Pope Francis
Amoris
Laetitia #’s 321-325
Christian couples
are, for each other, for their children and for their relatives, cooperators of
grace and witnesses of the faith. God
calls them to bestow life and to care for life.
For this reason the family has always been the nearest “hospital.” So let us care for one another, guide and
encourage one another, and experience this as a part of our family
spirituality. Life as a couple is a
daily sharing in God’s creative work, and each person is for the other a
constant challenge from the Holy Spirit.
God’s love is proclaimed through the living and concrete word whereby a
man and the woman express their conjugal love.
The two are thus mutual reflections of that divine love which comforts
with a word, a look, a helping hand, a caress, an embrace. For this reason to want to form a family is
to resolve to be a part of God’s dream, to choose to dream with him, to want to
build with him, to join him in this saga of building a world where no one will
feel alone.
All family life is
a shepherding in mercy. Each of us, by
our love and care, leaves a mark on the life of others… Each of us is a fisher of men who in Jesus’

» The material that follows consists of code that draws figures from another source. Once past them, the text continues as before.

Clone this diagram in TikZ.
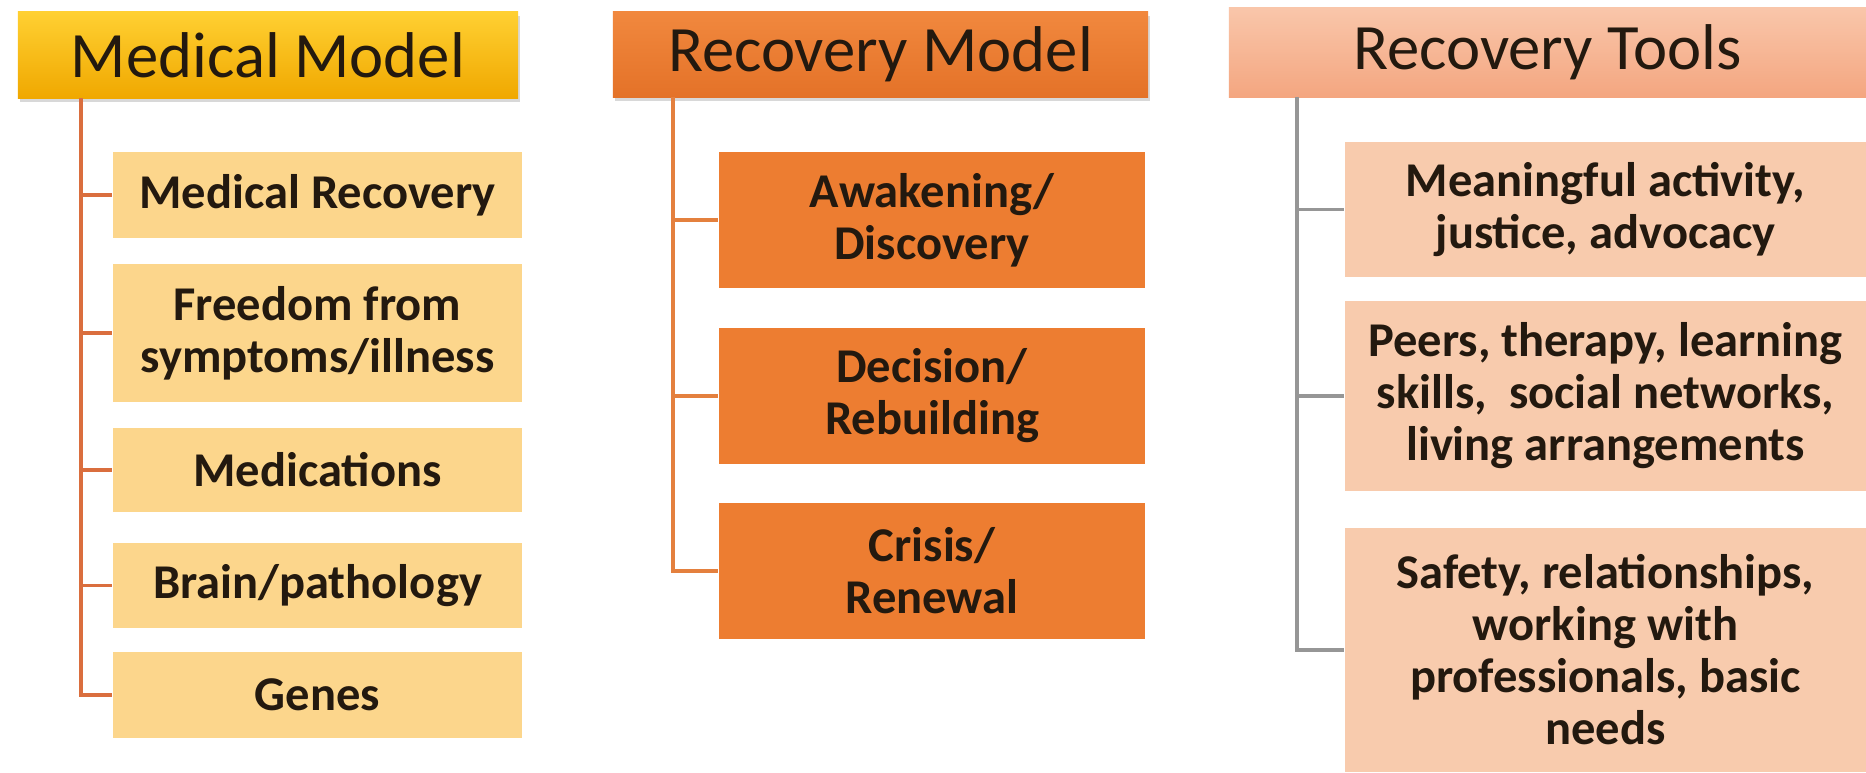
\documentclass[tikz,border=0pt]{standalone}
\usepackage{fontspec}
\setmainfont{Carlito}
\usetikzlibrary{shadows}

\definecolor{inkdark}{RGB}{35,25,15}
\definecolor{goldtop}{RGB}{255,208,50}
\definecolor{goldbot}{RGB}{240,168,0}
\definecolor{goldsub}{RGB}{252,214,140}
\definecolor{goldline}{RGB}{218,110,62}
\definecolor{orgtop}{RGB}{241,136,62}
\definecolor{orgbot}{RGB}{228,114,40}
\definecolor{orgsub}{RGB}{237,125,49}
\definecolor{orgline}{RGB}{228,128,62}
\definecolor{peachtop}{RGB}{249,198,170}
\definecolor{peachbot}{RGB}{244,166,128}
\definecolor{peachsub}{RGB}{248,203,173}
\definecolor{greyline}{RGB}{150,150,150}

\tikzset{
  header/.style={inner sep=0pt, text=inkdark,
    font=\fontsize{18.4}{22}\selectfont},
  subbox/.style={inner sep=0pt, align=center, text=inkdark,
    font=\fontsize{13.8}{14.8}\selectfont\bfseries},
  hdrgold/.style={header, top color=goldtop, bottom color=goldbot,
    drop shadow={opacity=0.3, shadow xshift=0.6pt, shadow yshift=-1.2pt}},
  hdrorange/.style={header, top color=orgtop, bottom color=orgbot,
    drop shadow={opacity=0.3, shadow xshift=0.6pt, shadow yshift=-1.2pt}},
  hdrpeach/.style={header, top color=peachtop, bottom color=peachbot},
  subgold/.style={subbox, fill=goldsub, minimum width=4.09cm},
  suborange/.style={subbox, fill=orgsub, minimum width=4.26cm},
  subpeach/.style={subbox, fill=peachsub, minimum width=5.21cm},
  linkgold/.style={draw=goldline, line width=1pt},
  linkorange/.style={draw=orgline, line width=1pt},
  linkgrey/.style={draw=greyline, line width=1pt},
}

\begin{document}
\begin{tikzpicture}[x=0.01cm, y=-0.01cm]
\useasboundingbox (0,0) rectangle (1866,772);
\fill[white] (0,0) rectangle (1866,772);

% Medical Model column
\node[hdrgold, minimum width=5.00cm, minimum height=0.86cm] (h1) at (268,55) {Medical Model};
\node[subgold, minimum height=0.86cm] (m1) at (317.5,195) {Medical Recovery};
\node[subgold, minimum height=1.38cm] (m2) at (317.5,333) {Freedom from\\symptoms/illness};
\node[subgold, minimum height=0.84cm] (m3) at (317.5,470) {Medications};
\node[subgold, minimum height=0.85cm] (m4) at (317.5,585.5) {Brain/pathology};
\node[subgold, minimum height=0.86cm] (m5) at (317.5,695) {Genes};
\coordinate (c1) at (81,98);
\draw[linkgold] (c1) |- (m5.west);
\foreach \k in {m1,m2,m3,m4} \draw[linkgold] (c1 |- \k.west) -- (\k.west);

% Recovery Model column
\node[hdrorange, minimum width=5.35cm, minimum height=0.85cm] (h2) at (880.5,54.5) {Recovery Model};
\node[suborange, minimum height=1.36cm] (r1) at (932,220) {Awakening/\\Discovery};
\node[suborange, minimum height=1.36cm] (r2) at (932,396) {Decision/\\Rebuilding};
\node[suborange, minimum height=1.36cm] (r3) at (932,571) {Crisis/\\Renewal};
\coordinate (c2) at (673,97);
\draw[linkorange] (c2) |- (r3.west);
\foreach \k in {r1,r2} \draw[linkorange] (c2 |- \k.west) -- (\k.west);

% Recovery Tools column
\node[hdrpeach, minimum width=6.37cm, minimum height=0.89cm] (h3) at (1547.5,52.5) {Recovery Tools};
\node[subpeach, minimum height=1.35cm] (t1) at (1605.5,209.5) {Meaningful activity,\\justice, advocacy};
\node[subpeach, minimum height=1.90cm] (t2) at (1605.5,396) {Peers, therapy, learning\\skills,\ \ social networks,\\living arrangements};
\node[subpeach, minimum height=2.44cm] (t3) at (1605.5,650) {Safety, relationships,\\working with\\professionals, basic\\needs};
\coordinate (c3) at (1297,97);
\draw[linkgrey] (c3) |- (t3.west);
\foreach \k in {t1,t2} \draw[linkgrey] (c3 |- \k.west) -- (\k.west);
\end{tikzpicture}
\end{document}
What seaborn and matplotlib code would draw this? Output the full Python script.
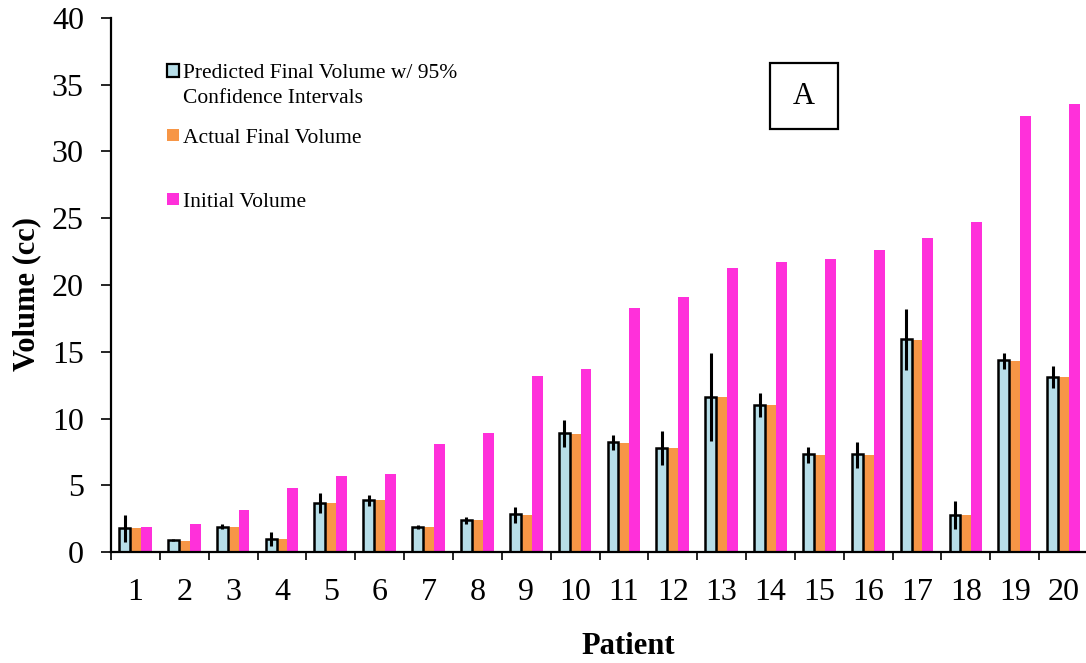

name casts the nets to others, or a farmer who tills the fresh soil of those
whom he or she loves, seeking to bring out the best in them. Marital fruitfulness involves helping others,
for to love anybody is to expect from him something which can neither be
defined nor foreseen; it is at the same time in some way to make it possible
for him to fulfill this expectation.
This is itself a way to worship God, who has sown so much good in others
in the hope that we will help make it grow.
It is a profound
spiritual experience to contemplate our loved ones with the eyes of God and to see
Christ in them. This demands a freedom
and openness which enable us to appreciate their dignity. We can be fully present to others only by
giving fully to ourselves and forgetting all else. Our loved ones merit our complete
attention. Jesus is our model in this,
for whenever people approached to speak with him, he would meet their gaze,
directly and lovingly. No one felt
overlooked in his presence, since his words and gestures conveyed the question: “What do you want me to do for you?” This is what we experience in the daily life
of the family. We are constantly
reminded that each of those who live with us merits attention, since he or she
possesses infinite dignity as an object of the Father’s immense love. This gives rise to a tenderness which can
“stir in the other the joy of having loved.
Tenderness is expressed in a particular way by exercising loving care in
treating the limitations of the other, especially when they are evident.
Led by the Spirit,
the family circle is not only open to life by generating it within itself, but
also by going forth and spreading life by caring for others and seeking
happiness. This openness finds
particular expression in hospitality, which the word of God eloquently
encourages: “Do not neglect to show hospitality
to strangers, for thereby some have entertained angels unawares.” When a family is welcoming and reaching out
to others, especially the poor and the neglected, it is a “symbol, witness and
participant in the Church’s motherhood.”
Social love, as a reflection of the Trinity, is what truly unifies the
spiritual meaning of the family and its mission to others, for it makes present
the kerygma in all its communal imperatives.
The family lives its spirituality precisely by being at one and the same
time a domestic church and a vital cell for transforming the world.
The teaching of
Christ and Saint Paul on marriage is set in the context of the ultimate and
definitive dimension of our human existence.
We urgently need to rediscover the richness of this teaching. By heeding it, married couples will come to
see the deeper meaning of their journey through life.